On Oct. 7, lawmakers subpoenaed information about military aid to Ukraine. Eight days later, a Pentagon official told them to pound sand in part because many of the documents requested are communications with the White House that are protected by executive privilege.

That response came just two days after Defense Secretary Mark Esper said on “Face the Nation” that the Pentagon would comply with the subpoena.

On Wednesday, senior defense officials who spoke on condition of anonymity to reporters said that government attorneys are looking into whether the White House actually owns many of the documents that House Democrats want. Ultimately, the White House's general counsel will decide whether that information falls under executive privilege.

Laura Cooper, the defense official in charge of military aid, was scheduled to answer lawmakers' questions behind closed doors for the impeachment query on Wednesday, but her testimony was delayed when several Republicans barged into the proceedings.

Cooper has hired a private attorney and a House regulation does not allow the Defense Department's Office of General Counsel to attend her deposition, so the senior defense officials were unsure what she might say.

Officials also pointed out that Congress initially asked Cooper to testify at 7:15 p.m. on Friday, Oct. 18, not giving her much time to prepare.

“She had to consider and decide as a career government employee: Does she appear or does she not appear?” a senior defense official said. “She had to decide immediately: Do I hire counsel or do I work with agency counsel? What's in my best interests?

“She's a mother. She's a government employee. She has served our country for years and years.

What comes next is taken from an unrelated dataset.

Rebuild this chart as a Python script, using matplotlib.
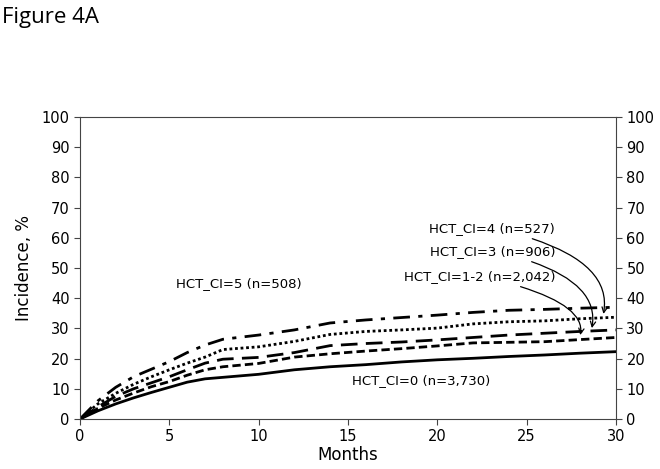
import matplotlib
matplotlib.use("Agg")
from matplotlib import pyplot as plt

# months grid used for all curves
months = [0, 1, 2, 3, 4, 5, 6, 7, 8, 10, 12, 14, 16, 18, 20, 22, 24, 26, 28, 30]

ci_0 = [0, 2.7, 5.0, 7.0, 8.8, 10.5, 12.2, 13.3, 13.8, 14.8, 16.3, 17.3, 18.0, 18.9, 19.6, 20.1, 20.7, 21.2, 21.8, 22.3]
ci_12 = [0, 3.5, 6.3, 8.6, 10.7, 12.4, 14.5, 16.3, 17.3, 18.4, 20.5, 21.6, 22.5, 23.3, 24.2, 25.2, 25.4, 25.6, 26.3, 27.0]
ci_3 = [0, 4.0, 7.5, 10.0, 12.0, 14.0, 16.3, 18.5, 19.8, 20.4, 22.0, 24.3, 25.0, 25.5, 26.2, 27.0, 27.8, 28.4, 29.0, 29.5]
ci_4 = [0, 5.0, 8.5, 11.5, 14.0, 16.3, 18.5, 20.5, 23.0, 23.9, 25.7, 28.0, 29.0, 29.5, 30.1, 31.5, 32.2, 32.5, 33.2, 33.7]
ci_5 = [0, 6.0, 10.5, 14.0, 16.5, 19.0, 22.0, 24.5, 26.4, 27.8, 29.5, 31.8, 32.8, 33.6, 34.4, 35.3, 36.0, 36.3, 36.7, 37.0]

x_ticks = [0, 5, 10, 15, 20, 25, 30]
y_ticks = list(range(0, 101, 10))

fig = plt.figure(figsize=(6.6, 4.69), dpi=100)
ax = fig.add_axes([0.1212, 0.1066, 0.8121, 0.6439])

lw = 2
ax.plot(months, ci_0, color="k", lw=lw, linestyle="-")
ax.plot(months, ci_12, color="k", lw=lw, linestyle=(0, (3, 1.5)))
ax.plot(months, ci_3, color="k", lw=lw, linestyle=(0, (6, 3)))
ax.plot(months, ci_4, color="k", lw=lw, linestyle=(0, (1, 1)))
ax.plot(months, ci_5, color="k", lw=lw, linestyle=(0, (6, 3, 1.5, 3)))

ax.set_xlim(0, 30)
ax.set_ylim(0, 100)
ax.set_xticks(x_ticks)
ax.set_yticks(y_ticks)
ax.tick_params(axis="both", direction="out", length=4, labelsize=10.5, color="#444444")
ax.tick_params(axis="y", right=True, labelright=True)
for s in ax.spines.values():
    s.set_color("#444444")

ax.set_xlabel("Months", fontsize=12, labelpad=1)
ax.set_ylabel("Incidence, %", fontsize=12, labelpad=6)

fs = 9.5
ax.text(8.9, 45, "HCT_CI=5 (n=508)", fontsize=fs, ha="center", va="center")
ax.text(19.1, 12.6, "HCT_CI=0 (n=3,730)", fontsize=fs, ha="center", va="center")

arrow_kw = dict(arrowstyle="->", color="k", lw=0.9, shrinkA=3, shrinkB=0,
                connectionstyle="angle3,angleA=-12,angleB=80")
ax.annotate("HCT_CI=4 (n=527)", xy=(29.3, 34.8), xytext=(26.6, 63.2), fontsize=fs,
            ha="right", va="center", arrowprops=arrow_kw)
ax.annotate("HCT_CI=3 (n=906)", xy=(28.65, 30.1), xytext=(26.6, 55.6), fontsize=fs,
            ha="right", va="center", arrowprops=arrow_kw)
ax.annotate("HCT_CI=1-2 (n=2,042)", xy=(28.0, 27.8), xytext=(26.6, 47.3), fontsize=fs,
            ha="right", va="center", arrowprops=arrow_kw)

fig.text(0.003, 0.985, "Figure 4A", fontsize=16, family="Open Sans", ha="left", va="top")

fig.savefig("out.png", dpi=100)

To be placed in the untenable position where she had to make snap judgments about counsel – would you want to hire counsel in two days and establish an attorney-client relationship?”

The official also argued that witnesses who appear before a Congressional committee have no idea how they will be portrayed by the media or how their family will be affected.

“There are tangible consequences from appearing before Congress and I think that's the personal piece of this that we've been really focused on here in the department for all of the employees here, who work and support your national security missions,” the official said. “It's really a concern.”

When Task & Purpose pointed out that none of those concerns are relevant to the question of whether the Defense Department will comply with House Democrats' subpoena, a senior defense official repeated that the Pentagon will have to follow the White House's lead on which documents are protected by executive privilege.

White House Counsel Pat Cipollone also wrote an Oct. 8 letter to House Democrats raising Constitutional objections to the impeachment inquiry, the official said.

But the Pentagon's response so far has been far from how it typically responds when Congress asks for information said Mieke Eoyang, of the center-left Third Way think tank in Washington, D.C.

It's atypical for Congress to subpoena information from the Defense Department because the Pentagon normally has “a much more productive oversight relationship than what you see happening right now,” said Eoyang, a former professional staff member on the House Armed Services committee who also served as defense policy advisor to Sen. Ted Kennedy (D-Mass.) during the Iraq war.

“To see this level of response and review to a subpoena is surprising because typically, if Congress were asking for information about a foreign arms sale or military aid that they have previously approved – that the Defense Department was in strong support of providing – the documents would have been provided fairly easily.”

While past administrations have tried to limit which documents could be provided to Congress, such fights have been rare, she said.

“There are serious questions, I think, from a Congressional perspective of whether or not the process of reviewing documents or classifying documents in such a way that they don't reach Congress is an attempt to obstruct,” Eoyang said.